- **DATASET RECORDS**
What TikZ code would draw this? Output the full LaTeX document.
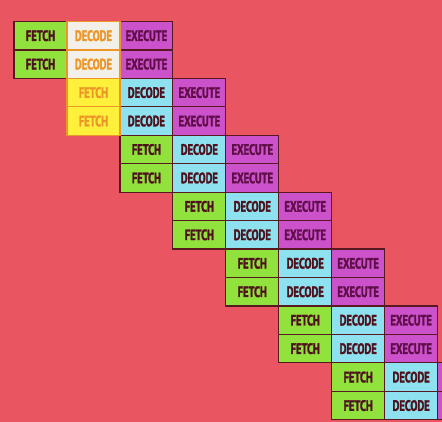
\documentclass[tikz,border=0pt]{standalone}
\usepackage{fontspec}
\newfontfamily\cellfont{PT Sans Bold}[FakeStretch=0.7, FakeBold=2]
\usetikzlibrary{positioning}

\definecolor{bgred}{RGB}{233,86,97}
\definecolor{cellline}{RGB}{88,24,32}
\definecolor{cellink}{RGB}{78,18,30}
\definecolor{execink}{RGB}{96,14,72}
\definecolor{fetchgreen}{RGB}{146,226,62}
\definecolor{decodeblue}{RGB}{142,226,240}
\definecolor{execmagenta}{RGB}{204,82,204}
\definecolor{hiwhite}{RGB}{242,240,232}
\definecolor{hiyellow}{RGB}{255,240,60}
\definecolor{hiorange}{RGB}{236,150,40}

\begin{document}
\begin{tikzpicture}[x=1pt, y=-1pt, node distance=0pt]
	\tikzset{cell/.style={draw=cellline, line width=1.2pt, minimum width=52.95pt, minimum height=28.45pt,
			inner sep=0pt, outer sep=0pt, text=cellink, font=\cellfont\fontsize{15}{15}\selectfont}}
	\tikzset{fetch/.style={cell, fill=fetchgreen}}
	\tikzset{decode/.style={cell, fill=decodeblue}}
	\tikzset{execute/.style={cell, fill=execmagenta, text=execink}}
	\tikzset{hidecode/.style={cell, fill=hiwhite, text=hiorange}}
	\tikzset{hifetch/.style={cell, fill=hiyellow, text=hiorange}}
	\tikzset{hiline/.style={draw=hiorange, line width=1.2pt}}
	\useasboundingbox (0,0) rectangle (442,422);
	\clip (0,0) rectangle (442,422);
	\fill[bgred] (0,0) rectangle (442,422);
	% pipeline rows (the last two execute cells run off the right edge)
	\foreach \i/\fs/\ds/\ex in {0/fetch/hidecode/EXECUTE, 1/fetch/hidecode/EXECUTE,
			2/hifetch/decode/EXECUTE, 3/hifetch/decode/EXECUTE, 4/fetch/decode/EXECUTE,
			5/fetch/decode/EXECUTE, 6/fetch/decode/EXECUTE, 7/fetch/decode/EXECUTE,
			8/fetch/decode/EXECUTE, 9/fetch/decode/EXECUTE, 10/fetch/decode/EXECUTE,
			11/fetch/decode/EXECUTE, 12/fetch/decode/{}, 13/fetch/decode/{}} {
		\pgfmathtruncatemacro{\k}{\i/2}
		\node[\fs]      (f\i) at ({40.5+52.95*\k}, {35.7+28.45*\i}) {FETCH};
		\node[\ds]      (d\i) [right = of f\i]   {DECODE};
		\node[execute]  (e\i) [right = of d\i]   {\ex};
	}
	\foreach \n in {d0,d1,f2,f3}
		\draw[hiline] (\n.north west) rectangle (\n.south east);
\end{tikzpicture}
\end{document}
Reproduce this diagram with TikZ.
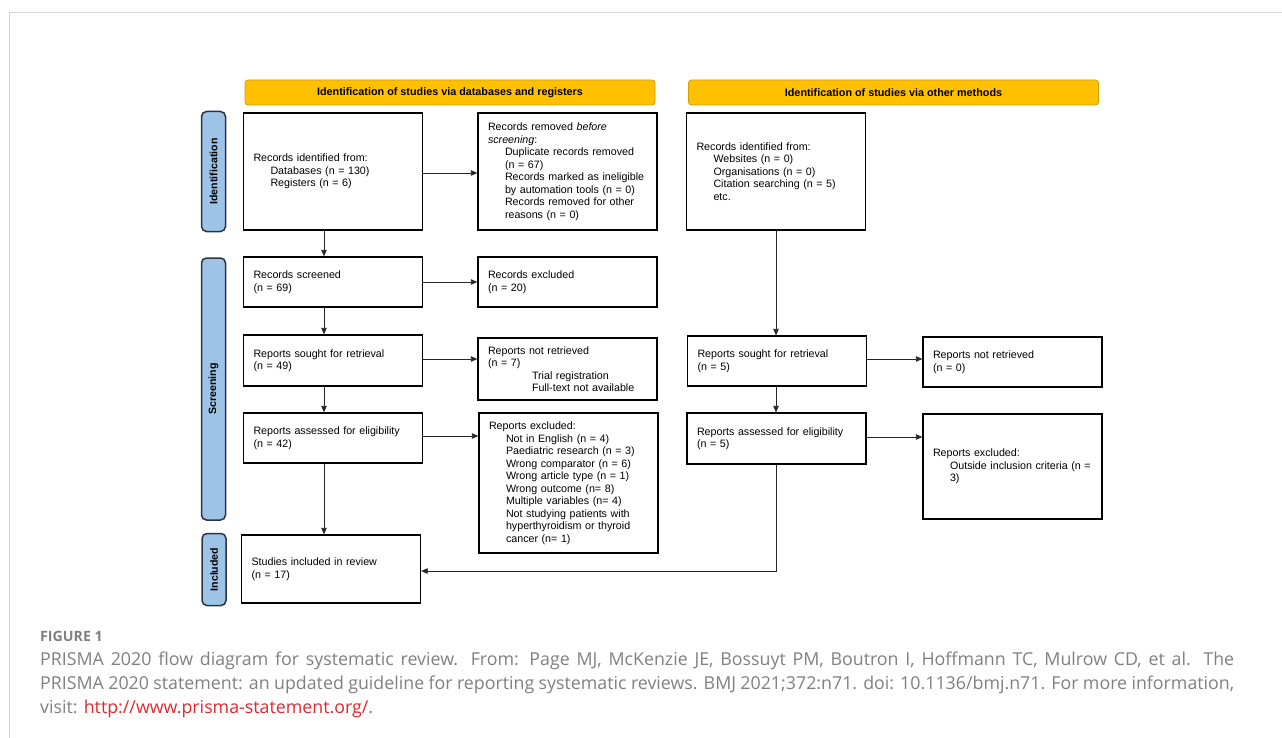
\documentclass[tikz,border=0pt]{standalone}
\usepackage{fontspec}
\usepackage{xcolor}
\usetikzlibrary{arrows.meta}
\usetikzlibrary{calc}

\newfontfamily\diagfont{Liberation Sans}
\newfontfamily\capfont{Open Sans}

\definecolor{headyellow}{HTML}{FFC000}
\definecolor{headborder}{HTML}{D29E00}
\definecolor{tabblue}{HTML}{9DC3E6}
\definecolor{tabborder}{HTML}{2B3340}
\definecolor{framegrey}{HTML}{D4D4D4}
\definecolor{capgrey}{HTML}{808080}
\definecolor{linkred}{HTML}{E0282E}

\newcommand{\subind}{\hspace*{17pt}}
\newcommand{\bigind}{\hspace*{44pt}}
\newcommand{\capline}[1]{\makebox[1194pt][s]{#1}}

\tikzset{
  box/.style={draw=black, line width=1.3pt, fill=white, align=left,
    inner xsep=10pt, inner ysep=0pt, text width=159pt, minimum height=#1,
    font=\diagfont\fontsize{10.7}{12.5}\selectfont},
  head/.style={draw=headborder, fill=headyellow, rounded corners=3pt,
    line width=0.8pt, minimum width=410pt, minimum height=25pt,
    font=\diagfont\bfseries\fontsize{10.8}{12}\selectfont},
  tab/.style={draw=tabborder, fill=tabblue, rounded corners=5pt,
    line width=1.5pt, rotate=90, minimum height=24pt, minimum width=#1,
    inner sep=0pt, font=\diagfont\bfseries\fontsize{10.6}{12}\selectfont},
  flow/.style={-{Triangle[length=6.5pt,width=5.5pt]}, line width=0.8pt, draw=black!85},
  caption/.style={anchor=base west, inner sep=0pt, text=capgrey,
    font=\capfont\fontsize{17.8}{20}\selectfont},
}

\begin{document}
\begin{tikzpicture}[x=1pt, y=-1pt]

  \useasboundingbox (0,0) rectangle (1282,738);

  % Page frame
  \draw[framegrey, line width=1.2pt] (9.5,738) |- (1282,12.5);

  % Column lines for the connectors
  \coordinate (lcol) at (324,0);
  \coordinate (rcol) at (776,0);
  \coordinate (turn) at (776,571);

  % Headers
  \node[head] (headdb)  at (450,92.5)   {Identification of studies via databases and registers};
  \node[head] (headoth) at (893.5,92.5) {Identification of studies via other methods};

  % Side tabs
  \node[tab=120pt] (tabid)  at (213.5,171.5) {Identification};
  \node[tab=262pt] (tabscr) at (213.5,389)   {Screening};
  \node[tab=72pt]  (tabinc) at (214,569.5)   {Included};

  % Databases and registers
  \node[box=117pt] (idrec) at (333,171.5)
    {Records identified from:\\
     \subind Databases (n = 130)\\
     \subind Registers (n = 6)};
  \node[box=117pt] (idremoved) at (567.5,171.5)
    {Records removed \textit{before}\\
     \textit{screening}:\\
     \subind Duplicate records removed\\
     \subind (n = 67)\\
     \subind Records marked as ineligible\\
     \subind by automation tools (n = 0)\\
     \subind Records removed for other\\
     \subind reasons (n = 0)};
  \node[box=50pt] (screened) at (333,282)
    {Records screened\\(n = 69)};
  \node[box=50pt] (excluded) at (567.5,282)
    {Records excluded\\(n = 20)};
  \node[box=51pt] (sought) at (333,360.5)
    {Reports sought for retrieval\\(n = 49)};
  \node[box=62pt] (notretr) at (567.5,369)
    {Reports not retrieved\\(n = 7)\\
     \bigind Trial registration\\
     \bigind Full-text not available};
  \node[box=50pt] (assessed) at (333,438)
    {Reports assessed for eligibility\\(n = 42)};
  \node[box=140pt] (repexcl) at (568.5,483)
    {Reports excluded:\\
     \subind Not in English (n = 4)\\
     \subind Paediatric research (n = 3)\\
     \subind Wrong comparator (n = 6)\\
     \subind Wrong article type (n = 1)\\
     \subind Wrong outcome (n= 8)\\
     \subind Multiple variables (n= 4)\\
     \subind Not studying patients with\\
     \subind hyperthyroidism or thyroid\\
     \subind cancer (n= 1)};
  \node[box=68pt] (included) at (331,569)
    {Studies included in review\\(n = 17)};

  % Other methods
  \node[box=117pt] (othrec) at (776,171.5)
    {Records identified from:\\
     \subind Websites (n = 0)\\
     \subind Organisations (n = 0)\\
     \subind Citation searching (n = 5)\\
     \subind etc.};
  \node[box=50pt] (othsought) at (777,361)
    {Reports sought for retrieval\\(n = 5)};
  \node[box=50pt] (othnotretr) at (1012.5,362)
    {Reports not retrieved\\(n = 0)};
  \node[box=51pt] (othassessed) at (776.5,438.5)
    {Reports assessed for eligibility\\(n = 5)};
  \node[box=105pt] (othexcl) at (1012.5,466.5)
    {Reports excluded:\\
     \subind Outside inclusion criteria (n =\\
     \subind 3)};

  % Vertical flow, databases
  \draw[flow] (idrec.south -| lcol)    -- (screened.north -| lcol);
  \draw[flow] (screened.south -| lcol) -- (sought.north -| lcol);
  \draw[flow] (sought.south -| lcol)   -- (assessed.north -| lcol);
  \draw[flow] (assessed.south -| lcol) -- (included.north -| lcol);

  % Exclusions, databases
  \draw[flow] ([yshift=-1.5pt]idrec.east) -- ([yshift=-1.5pt]idrec.east -| idremoved.west);
  \draw[flow] (screened.east) -- (screened.east -| excluded.west);
  \draw[flow] ([yshift=1.5pt]sought.east) -- ([yshift=1.5pt]sought.east -| notretr.west);
  \draw[flow] ([yshift=2pt]assessed.east) -- ([yshift=2pt]assessed.east -| repexcl.west);

  % Other methods flow
  \draw[flow] (othrec.south -| rcol)    -- (othsought.north -| rcol);
  \draw[flow] (othsought.south -| rcol) -- (othassessed.north -| rcol);
  \draw[flow] ([yshift=2pt]othsought.east) -- ([yshift=2pt]othsought.east -| othnotretr.west);
  \draw[flow] ([yshift=1.5pt]othassessed.east) -- ([yshift=1.5pt]othassessed.east -| othexcl.west);
  \draw[flow] (othassessed.south -| rcol) -- (turn) -- (turn -| included.east);

  % Caption
  \node[caption, font=\capfont\bfseries\fontsize{14.2}{15}\selectfont] (figlabel) at (40,641) {FIGURE 1};
  \node[caption] (capone) at (40,665)
    {\capline{PRISMA 2020 flow diagram for systematic review. From: Page MJ, McKenzie JE, Bossuyt PM, Boutron I, Hoffmann TC, Mulrow CD, et al. The}};
  \node[caption] (captwo) at (40,689)
    {\capline{PRISMA 2020 statement: an updated guideline for reporting systematic reviews. BMJ 2021;372:n71. doi: 10.1136/bmj.n71. For more information,}};
  \node[caption] (capthree) at (40,713)
    {visit: \textcolor{linkred}{http://www.prisma-statement.org/}.};

\end{tikzpicture}
\end{document}
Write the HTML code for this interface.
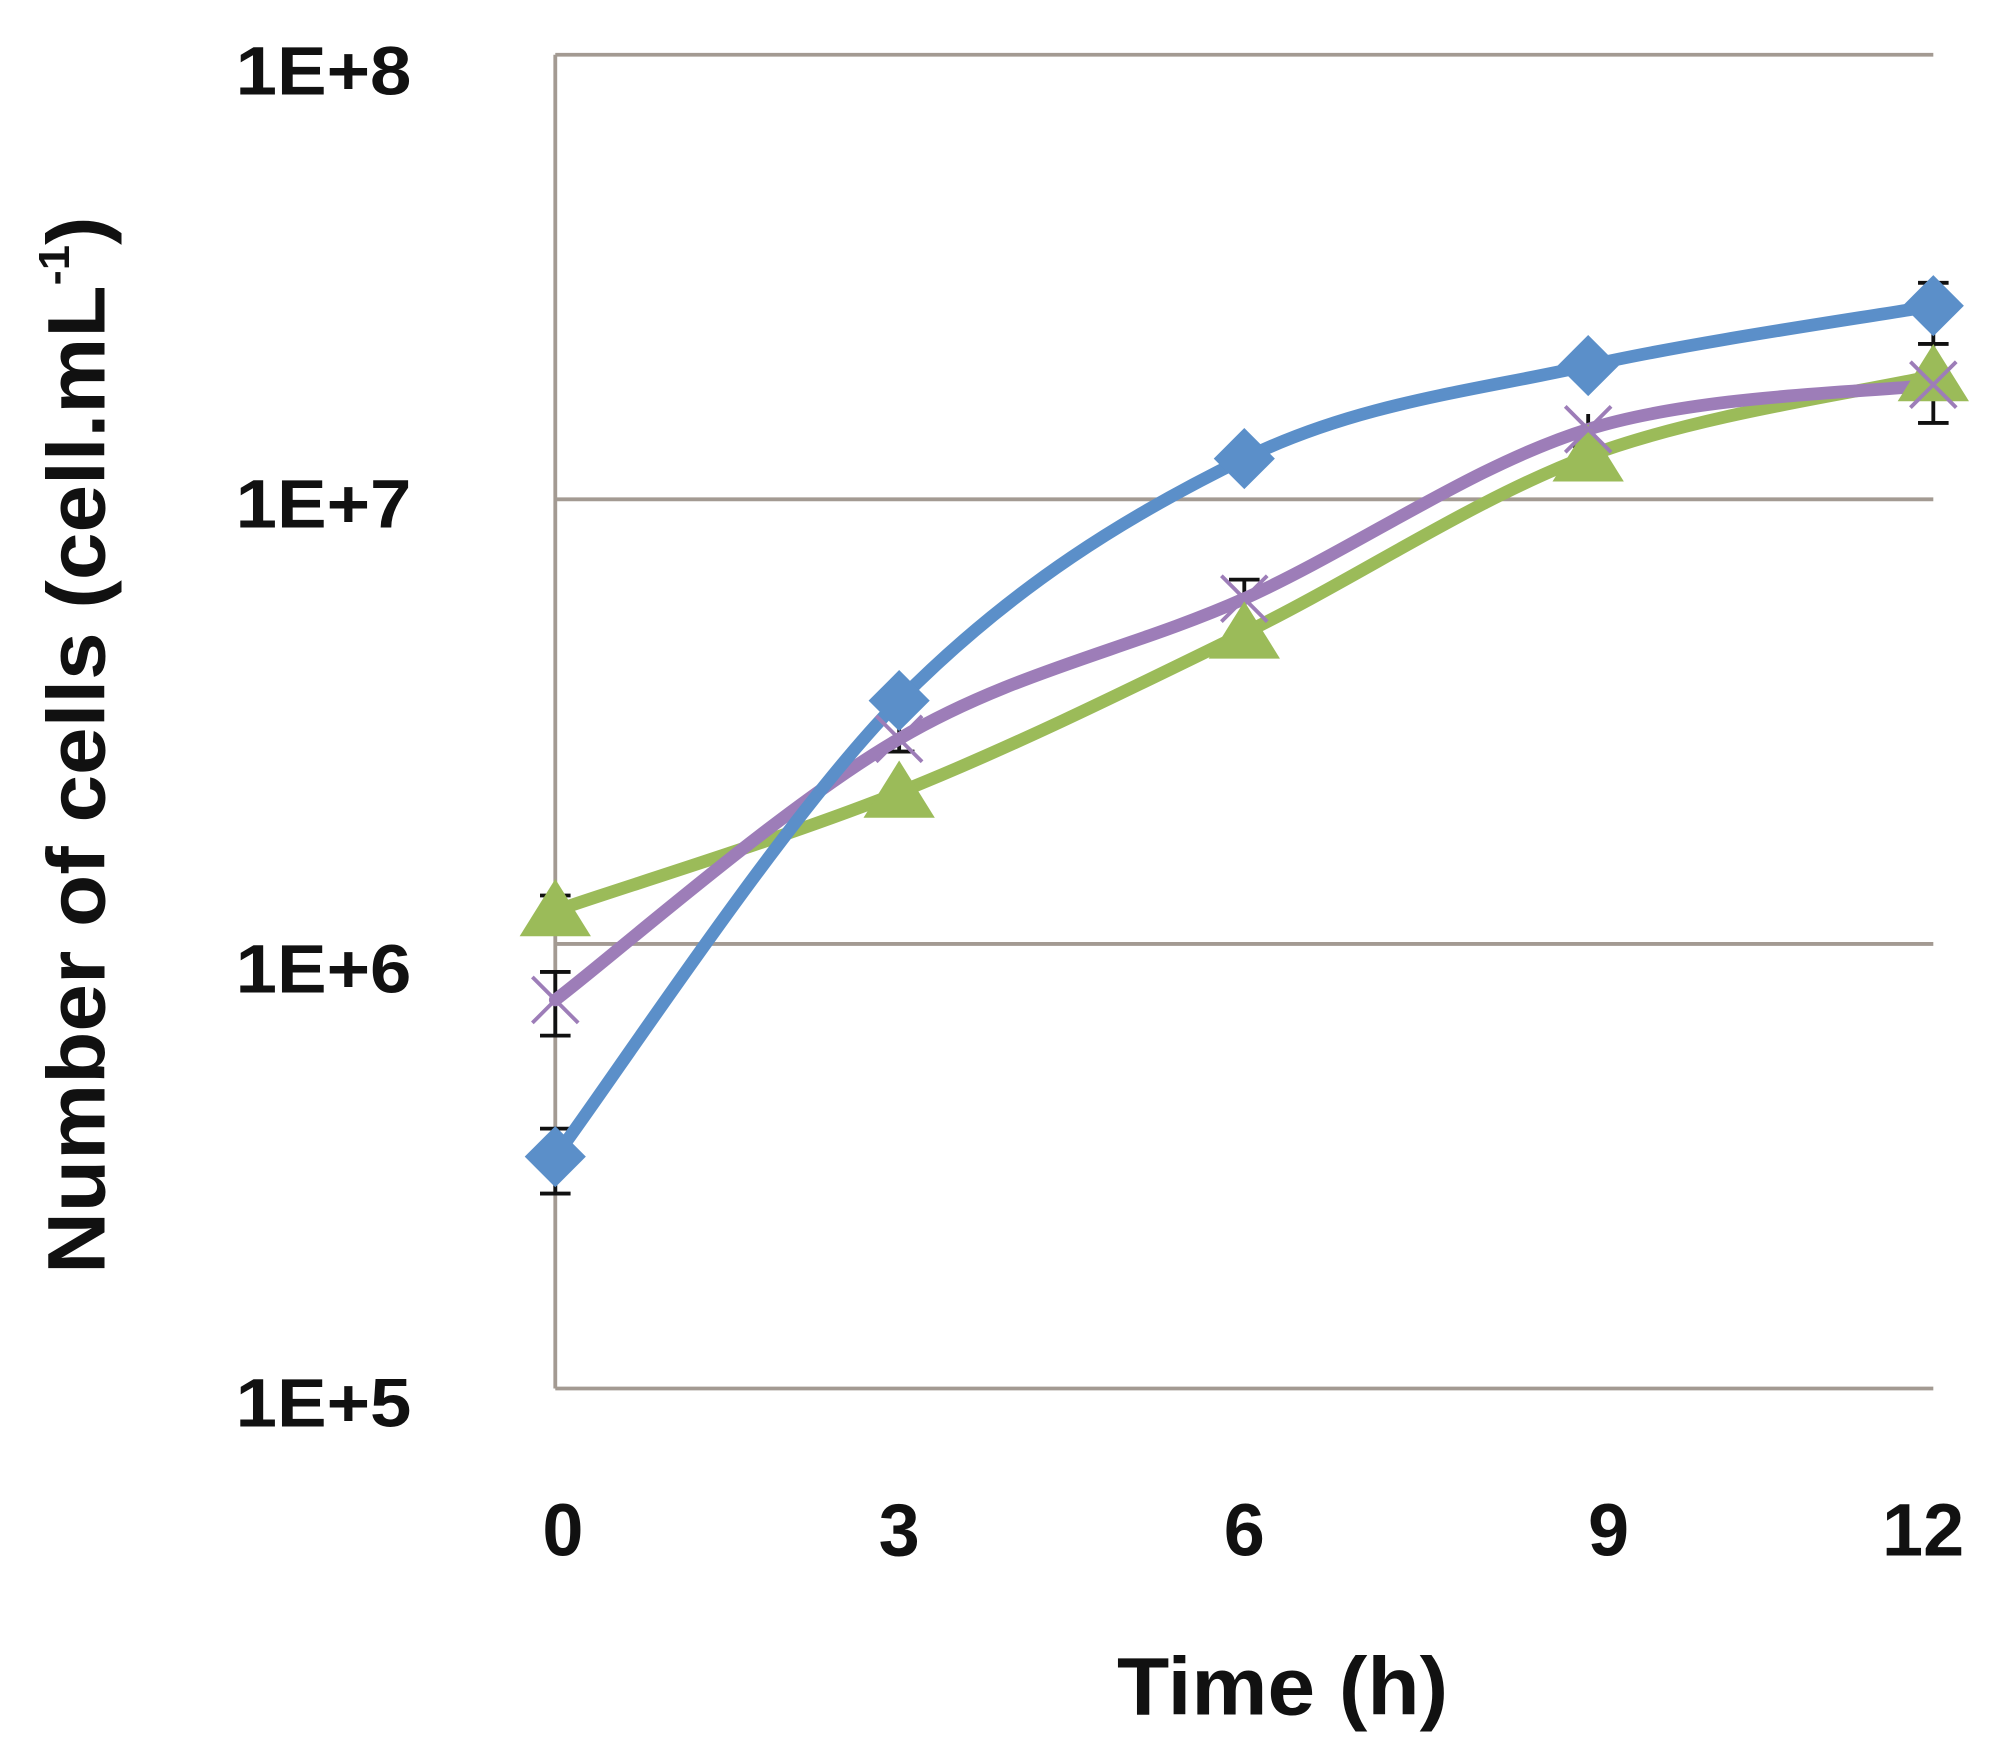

- **TASK TO COMPLETE**
Repeat, with no pictures, exactly the lines from the one containing "Reproduce this diagram with TikZ." through the one containing "(tabinc) at (214,569.5)", the first and last included.

- **ANSWER IN FULL**
Reproduce this diagram with TikZ.
\documentclass[tikz,border=0pt]{standalone}
\usepackage{fontspec}
\usepackage{xcolor}
\usetikzlibrary{arrows.meta}
\usetikzlibrary{calc}

\newfontfamily\diagfont{Liberation Sans}
\newfontfamily\capfont{Open Sans}

\definecolor{headyellow}{HTML}{FFC000}
\definecolor{headborder}{HTML}{D29E00}
\definecolor{tabblue}{HTML}{9DC3E6}
\definecolor{tabborder}{HTML}{2B3340}
\definecolor{framegrey}{HTML}{D4D4D4}
\definecolor{capgrey}{HTML}{808080}
\definecolor{linkred}{HTML}{E0282E}

\newcommand{\subind}{\hspace*{17pt}}
\newcommand{\bigind}{\hspace*{44pt}}
\newcommand{\capline}[1]{\makebox[1194pt][s]{#1}}

\tikzset{
  box/.style={draw=black, line width=1.3pt, fill=white, align=left,
    inner xsep=10pt, inner ysep=0pt, text width=159pt, minimum height=#1,
    font=\diagfont\fontsize{10.7}{12.5}\selectfont},
  head/.style={draw=headborder, fill=headyellow, rounded corners=3pt,
    line width=0.8pt, minimum width=410pt, minimum height=25pt,
    font=\diagfont\bfseries\fontsize{10.8}{12}\selectfont},
  tab/.style={draw=tabborder, fill=tabblue, rounded corners=5pt,
    line width=1.5pt, rotate=90, minimum height=24pt, minimum width=#1,
    inner sep=0pt, font=\diagfont\bfseries\fontsize{10.6}{12}\selectfont},
  flow/.style={-{Triangle[length=6.5pt,width=5.5pt]}, line width=0.8pt, draw=black!85},
  caption/.style={anchor=base west, inner sep=0pt, text=capgrey,
    font=\capfont\fontsize{17.8}{20}\selectfont},
}

\begin{document}
\begin{tikzpicture}[x=1pt, y=-1pt]

  \useasboundingbox (0,0) rectangle (1282,738);

  % Page frame
  \draw[framegrey, line width=1.2pt] (9.5,738) |- (1282,12.5);

  % Column lines for the connectors
  \coordinate (lcol) at (324,0);
  \coordinate (rcol) at (776,0);
  \coordinate (turn) at (776,571);

  % Headers
  \node[head] (headdb)  at (450,92.5)   {Identification of studies via databases and registers};
  \node[head] (headoth) at (893.5,92.5) {Identification of studies via other methods};

  % Side tabs
  \node[tab=120pt] (tabid)  at (213.5,171.5) {Identification};
  \node[tab=262pt] (tabscr) at (213.5,389)   {Screening};
  \node[tab=72pt]  (tabinc) at (214,569.5)   {Included};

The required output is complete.